Problem to work on: Set down each line of the material that follows, exactly, with no pictures.
*****
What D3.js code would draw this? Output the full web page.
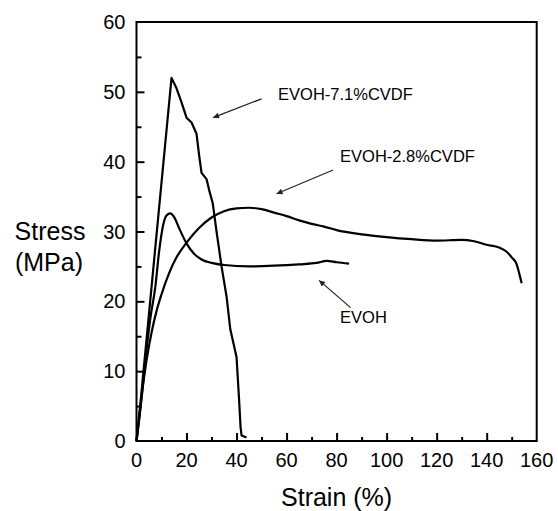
<!DOCTYPE html>
<html>
<head>
<meta charset="utf-8">
<script src="https://cdn.jsdelivr.net/npm/d3@7"></script>
<style>
  body { margin: 0; background: #fff; }
  text { font-family: Arial, "Liberation Sans", sans-serif; fill: #000; }
</style>
</head>
<body>
<svg id="chart" width="558" height="511"></svg>
<script>
// strain (%) / stress (MPa)
var evoh71 = [[0,0],[2,7],[14,52],[16,50.5],[18,48.5],[20,46.3],[22,45.6],[24,44],[25,41],[26,38.4],[28,37.5],[29,36],[30.5,34],[32,30],[34,25],[36,20.7],[37.5,16],[39,13.6],[40,12],[41,6],[41.6,2],[42,0.8],[44,0.5]];
var evoh28 = [[0,0],[1,3],[2,6.3],[4,11.5],[6,15.5],[8,18.6],[10,21],[13,24],[16,26.3],[20,28.4],[25,30.5],[30,32],[35,32.9],[40,33.3],[45,33.4],[50,33.2],[55,32.7],[60,32.2],[65,31.6],[70,31.1],[75,30.7],[80,30.2],[90,29.6],[100,29.2],[110,28.9],[120,28.7],[130,28.8],[135,28.6],[140,28.1],[145,27.7],[148,27.1],[150,26.3],[152,25.3],[153,24],[154,22.6]];
var evoh = [[0,0],[2,6],[4,13],[5.5,17.5],[7.5,22],[9,27],[10.7,31],[12,32.3],[13.5,32.6],[15,32.1],[17,30.5],[20,28.3],[23,26.8],[26,26],[30,25.5],[35,25.2],[45,25],[55,25.1],[65,25.3],[72,25.5],[76,25.8],[80,25.6],[85,25.4]];

var xTicks = [0,20,40,60,80,100,120,140,160];
var yTicks = [0,10,20,30,40,50,60];

// annotations: label, label position, arrow from -> to (data coords)
var labels = [
  {text: "EVOH-7.1%CVDF", x: 56.6, y: 48.9, from: [50,49], to: [30.6,46.3]},
  {text: "EVOH-2.8%CVDF", x: 81.4, y: 40, from: [78.6,38.8], to: [56,35.4]},
  {text: "EVOH", x: 81.4, y: 16.9, from: [85.6,19.1], to: [73,23]}
];

var svg = d3.select("#chart");
var pLeft = 136.5, pTop = 22, pRight = 536.7, pBottom = 441;

var x = d3.scaleLinear().domain([0,160]).range([pLeft,pRight]);
var y = d3.scaleLinear().domain([0,60]).range([pBottom,pTop]);

svg.append("defs").append("marker")
  .attr("id","arr").attr("viewBox","0 0 10 10")
  .attr("refX",10).attr("refY",5)
  .attr("markerWidth",12).attr("markerHeight",6)
  .attr("markerUnits","userSpaceOnUse")
  .attr("orient","auto")
  .append("path").attr("d","M0,0L10,5L0,10z").attr("fill","#222");

//axes with inward ticks
var xAxis = svg.append("g").attr("transform","translate(0,"+pBottom+")")
  .call(d3.axisBottom(x).tickValues(d3.range(0,161,10)).tickSize(-4).tickFormat(""));
xAxis.selectAll(".tick line").filter(function(d){ return d % 20 === 0; }).attr("y2",-8);
xAxis.selectAll(".tick").filter(function(d){ return d === 0 || d === 160; }).remove();

var yAxis = svg.append("g").attr("transform","translate("+pLeft+",0)")
  .call(d3.axisLeft(y).tickValues(d3.range(0,61,5)).tickSize(-5).tickFormat(""));
yAxis.selectAll(".tick line").filter(function(d){ return d % 10 === 0; }).attr("x2",8);
yAxis.selectAll(".tick").filter(function(d){ return d === 0 || d === 60; }).remove();

svg.selectAll(".domain").remove();
svg.selectAll(".tick line").attr("stroke","#000").attr("stroke-width",2);

svg.append("rect").attr("x",pLeft).attr("y",pTop)
  .attr("width",pRight-pLeft).attr("height",pBottom-pTop)
  .attr("fill","none").attr("stroke","#000").attr("stroke-width",2);

svg.append("g").selectAll("text").data(xTicks).enter().append("text")
  .attr("x",function(d){ return x(d); }).attr("y",pBottom+26)
  .attr("text-anchor","middle").style("font-size","20px")
  .text(function(d){ return d; });

svg.append("g").selectAll("text").data(yTicks).enter().append("text")
  .attr("x",pLeft-11).attr("y",function(d){ return y(d)+7; })
  .attr("text-anchor","end").style("font-size","20px")
  .text(function(d){ return d; });

svg.append("text").attr("x",(pLeft+pRight)/2).attr("y",506)
  .attr("text-anchor","middle").style("font-size","25px").text("Strain (%)");
svg.append("text").attr("x",50).attr("y",240)
  .attr("text-anchor","middle").style("font-size","25px").text("Stress");
svg.append("text").attr("x",49).attr("y",271)
  .attr("text-anchor","middle").style("font-size","25px").text("(MPa)");

var lineLin = d3.line().x(function(d){ return x(d[0]); }).y(function(d){ return y(d[1]); });
var lineSmooth = d3.line().curve(d3.curveMonotoneX)
  .x(function(d){ return x(d[0]); }).y(function(d){ return y(d[1]); });

svg.append("path").attr("d",lineLin(evoh71)).attr("fill","none")
  .attr("stroke","#000").attr("stroke-width",2.2).attr("stroke-linejoin","round");
svg.append("path").attr("d",lineSmooth(evoh28)).attr("fill","none")
  .attr("stroke","#000").attr("stroke-width",2.2);
svg.append("path").attr("d",lineSmooth(evoh)).attr("fill","none")
  .attr("stroke","#000").attr("stroke-width",2.2);

var ann = svg.append("g");
labels.forEach(function(l){
  ann.append("text").attr("x",x(l.x)).attr("y",y(l.y))
    .style("font-size","16.5px").text(l.text);
  ann.append("line")
    .attr("x1",x(l.from[0])).attr("y1",y(l.from[1]))
    .attr("x2",x(l.to[0])).attr("y2",y(l.to[1]))
    .attr("stroke","#222").attr("stroke-width",1.2)
    .attr("marker-end","url(#arr)");
});
</script>
</body>
</html>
*****
Response to the exercise:
What D3.js code would draw this? Output the full web page.
<!DOCTYPE html>
<html>
<head>
<meta charset="utf-8">
<script src="https://cdn.jsdelivr.net/npm/d3@7"></script>
<style>
  body { margin: 0; background: #fff; }
  text { font-family: Arial, "Liberation Sans", sans-serif; fill: #000; }
</style>
</head>
<body>
<svg id="chart" width="558" height="511"></svg>
<script>
// strain (%) / stress (MPa)
var evoh71 = [[0,0],[2,7],[14,52],[16,50.5],[18,48.5],[20,46.3],[22,45.6],[24,44],[25,41],[26,38.4],[28,37.5],[29,36],[30.5,34],[32,30],[34,25],[36,20.7],[37.5,16],[39,13.6],[40,12],[41,6],[41.6,2],[42,0.8],[44,0.5]];
var evoh28 = [[0,0],[1,3],[2,6.3],[4,11.5],[6,15.5],[8,18.6],[10,21],[13,24],[16,26.3],[20,28.4],[25,30.5],[30,32],[35,32.9],[40,33.3],[45,33.4],[50,33.2],[55,32.7],[60,32.2],[65,31.6],[70,31.1],[75,30.7],[80,30.2],[90,29.6],[100,29.2],[110,28.9],[120,28.7],[130,28.8],[135,28.6],[140,28.1],[145,27.7],[148,27.1],[150,26.3],[152,25.3],[153,24],[154,22.6]];
var evoh = [[0,0],[2,6],[4,13],[5.5,17.5],[7.5,22],[9,27],[10.7,31],[12,32.3],[13.5,32.6],[15,32.1],[17,30.5],[20,28.3],[23,26.8],[26,26],[30,25.5],[35,25.2],[45,25],[55,25.1],[65,25.3],[72,25.5],[76,25.8],[80,25.6],[85,25.4]];

var xTicks = [0,20,40,60,80,100,120,140,160];
var yTicks = [0,10,20,30,40,50,60];

// annotations: label, label position, arrow from -> to (data coords)
var labels = [
  {text: "EVOH-7.1%CVDF", x: 56.6, y: 48.9, from: [50,49], to: [30.6,46.3]},
  {text: "EVOH-2.8%CVDF", x: 81.4, y: 40, from: [78.6,38.8], to: [56,35.4]},
  {text: "EVOH", x: 81.4, y: 16.9, from: [85.6,19.1], to: [73,23]}
];

var svg = d3.select("#chart");
var pLeft = 136.5, pTop = 22, pRight = 536.7, pBottom = 441;

var x = d3.scaleLinear().domain([0,160]).range([pLeft,pRight]);
var y = d3.scaleLinear().domain([0,60]).range([pBottom,pTop]);

svg.append("defs").append("marker")
  .attr("id","arr").attr("viewBox","0 0 10 10")
  .attr("refX",10).attr("refY",5)
  .attr("markerWidth",12).attr("markerHeight",6)
  .attr("markerUnits","userSpaceOnUse")
  .attr("orient","auto")
  .append("path").attr("d","M0,0L10,5L0,10z").attr("fill","#222");

//axes with inward ticks
var xAxis = svg.append("g").attr("transform","translate(0,"+pBottom+")")
  .call(d3.axisBottom(x).tickValues(d3.range(0,161,10)).tickSize(-4).tickFormat(""));
xAxis.selectAll(".tick line").filter(function(d){ return d % 20 === 0; }).attr("y2",-8);
xAxis.selectAll(".tick").filter(function(d){ return d === 0 || d === 160; }).remove();

var yAxis = svg.append("g").attr("transform","translate("+pLeft+",0)")
  .call(d3.axisLeft(y).tickValues(d3.range(0,61,5)).tickSize(-5).tickFormat(""));
yAxis.selectAll(".tick line").filter(function(d){ return d % 10 === 0; }).attr("x2",8);
yAxis.selectAll(".tick").filter(function(d){ return d === 0 || d === 60; }).remove();

svg.selectAll(".domain").remove();
svg.selectAll(".tick line").attr("stroke","#000").attr("stroke-width",2);

svg.append("rect").attr("x",pLeft).attr("y",pTop)
  .attr("width",pRight-pLeft).attr("height",pBottom-pTop)
  .attr("fill","none").attr("stroke","#000").attr("stroke-width",2);

svg.append("g").selectAll("text").data(xTicks).enter().append("text")
  .attr("x",function(d){ return x(d); }).attr("y",pBottom+26)
  .attr("text-anchor","middle").style("font-size","20px")
  .text(function(d){ return d; });

svg.append("g").selectAll("text").data(yTicks).enter().append("text")
  .attr("x",pLeft-11).attr("y",function(d){ return y(d)+7; })
  .attr("text-anchor","end").style("font-size","20px")
  .text(function(d){ return d; });

svg.append("text").attr("x",(pLeft+pRight)/2).attr("y",506)
  .attr("text-anchor","middle").style("font-size","25px").text("Strain (%)");
svg.append("text").attr("x",50).attr("y",240)
  .attr("text-anchor","middle").style("font-size","25px").text("Stress");
svg.append("text").attr("x",49).attr("y",271)
  .attr("text-anchor","middle").style("font-size","25px").text("(MPa)");

var lineLin = d3.line().x(function(d){ return x(d[0]); }).y(function(d){ return y(d[1]); });
var lineSmooth = d3.line().curve(d3.curveMonotoneX)
  .x(function(d){ return x(d[0]); }).y(function(d){ return y(d[1]); });

svg.append("path").attr("d",lineLin(evoh71)).attr("fill","none")
  .attr("stroke","#000").attr("stroke-width",2.2).attr("stroke-linejoin","round");
svg.append("path").attr("d",lineSmooth(evoh28)).attr("fill","none")
  .attr("stroke","#000").attr("stroke-width",2.2);
svg.append("path").attr("d",lineSmooth(evoh)).attr("fill","none")
  .attr("stroke","#000").attr("stroke-width",2.2);

var ann = svg.append("g");
labels.forEach(function(l){
  ann.append("text").attr("x",x(l.x)).attr("y",y(l.y))
    .style("font-size","16.5px").text(l.text);
  ann.append("line")
    .attr("x1",x(l.from[0])).attr("y1",y(l.from[1]))
    .attr("x2",x(l.to[0])).attr("y2",y(l.to[1]))
    .attr("stroke","#222").attr("stroke-width",1.2)
    .attr("marker-end","url(#arr)");
});
</script>
</body>
</html>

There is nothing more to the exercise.